日本地球惑星科学連合2019年大会

講演情報

[J] ポスター発表

セッション記号 P (宇宙惑星科学) » P-EM 太陽地球系科学・宇宙電磁気学・宇宙環境

[P-EM18] 太陽圏・惑星間空間

2019年5月29日(水) 15:30 〜 17:00 ポスター会場 (幕張メッセ国際展示場 8ホール)

コンビーナ:坪内 健(電気通信大学)、西野 真木(宇宙航空研究開発機構宇宙科学研究所)、成行 泰裕(富山大学人間発達科学部)、岩井 一正(名古屋大学 宇宙地球環境研究所)

[PEM18-P03] 準垂直衝撃波における電子加速の1次元PICシミュレーション

*大塚 史子1松清 修一2岡 光夫3 (1.久留米高専、2.九大総理工、3.UCバークレー)
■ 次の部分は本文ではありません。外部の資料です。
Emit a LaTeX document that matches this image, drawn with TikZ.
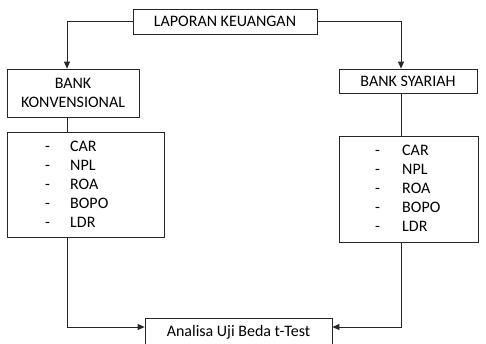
\documentclass[tikz,border=0pt]{standalone}
\usepackage{fontspec}
\setmainfont{Carlito}
\usetikzlibrary{arrows.meta,positioning,calc}
\tikzset{
	box/.style={
		rectangle,
		draw=black!85,
		line width=0.8pt,
		fill=white,
		inner sep=0pt,
		align=center,
		font=\fontsize{16}{19}\selectfont,
	},
	link/.style={
		-{Triangle[length=7pt,width=6pt]},
		draw=black!85,
		line width=0.8pt,
	},
	line/.style={
		draw=black!85,
		line width=0.8pt,
	},
	item/.style={
		anchor=base west,
		inner sep=0pt,
		font=\fontsize{16}{19}\selectfont,
	},
}

\begin{document}
\begin{tikzpicture}[x=1pt,y=-1pt]
	\useasboundingbox (0,0) rectangle (486,343);
	\node[box,minimum width=184pt,minimum height=25pt] (laporan) at (225,21.5) {LAPORAN KEUANGAN};
	\node[box,minimum width=132pt,minimum height=48pt] (konv) at (73,93) {BANK\\KONVENSIONAL};
	\node[box,minimum width=138pt,minimum height=24pt] (syariah) at (408,81) {BANK SYARIAH};
	\node[box,minimum width=157pt,minimum height=105pt] (listkonv) at (85.5,184.5) {};
	\node[box,minimum width=139pt,minimum height=106pt] (listsyar) at (408.5,189) {};
	\node[box,minimum width=187pt,minimum height=28pt] (analisa) at (238.5,332) {Analisa Uji Beda t-Test};

	\coordinate (lx) at (67,0);
	\coordinate (rx) at (401,0);

	% indikator
	\foreach \txt [count=\i] in {CAR,NPL,ROA,BOPO,LDR} {
		\node[item] (kd\i) at (45,{151.5+19*(\i-1)}) {-};
		\node[item] (kt\i) at (70,{151.5+19*(\i-1)}) {\txt};
		\node[item] (sd\i) at (375,{155.5+19*(\i-1)}) {-};
		\node[item] (st\i) at (402,{155.5+19*(\i-1)}) {\txt};
	}

	\draw[link] (laporan.west) -| (konv.north -| lx);
	\draw[link] (laporan.east) -| (syariah.north -| rx);
	\draw[line] (konv.south -| lx) -- (listkonv.north -| lx);
	\draw[line] (syariah.south -| rx) -- (listsyar.north -| rx);
	\draw[link] (listkonv.south -| lx) |- ([yshift=5pt]analisa.west);
	\draw[link] (listsyar.south -| rx) |- ([yshift=5pt]analisa.east);
\end{tikzpicture}
\end{document}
キーワード:電子加速、準垂直衝撃波、PICシミュレーション

無衝突衝撃波では粒子が効率よく加速されることが知られている。特に、地球バウショックでは、非熱的電子が人工衛星によって直接観測されている。しかし、その加速機構の詳細は明らかになっていない。2015年に打ち上げられたMagnetospheric Multiscale (MMS)衛星では、電子スケールの波動や高精度の粒子分布関数の観測が可能となり、電子加速機構を解明する好機である。本研究では、MMS衛星観測データと直接比較することを念頭に、準垂直衝撃波の1次元PICシミュレーションを行い、電子加速過程を議論する。

準垂直衝撃波では、太陽風電子の一部が磁気ミラーの効果によって、衝撃波面で反射され、衝撃波上流へ逆走する。この反射電子が種となり、高エネルギー電子が生成される可能性がある。すでに、MMS衛星観測では、太陽風成分より高いエネルギー帯の電子フラックスが増大するイベントを確認しており、電子加速の兆候を示している。この電子バーストを再現するために、マッハ数=7、上流ベータ値(プラズマ圧と磁気圧の比)=0.3-3, 衝撃波角(法線方向に対する磁場のなす角度=70-80度とした計算を数通り実行する。また本研究では、可能な限り現実に近い質量比=625を用いる。反射電子のエネルギー分布やピッチ角分布、上流波動のスペクトル分布を評価し、それらの時間・空間発展や関連性を議論する。また、被加速電子の軌道を逆追跡し、加速に至る過程の詳細に明らかにする。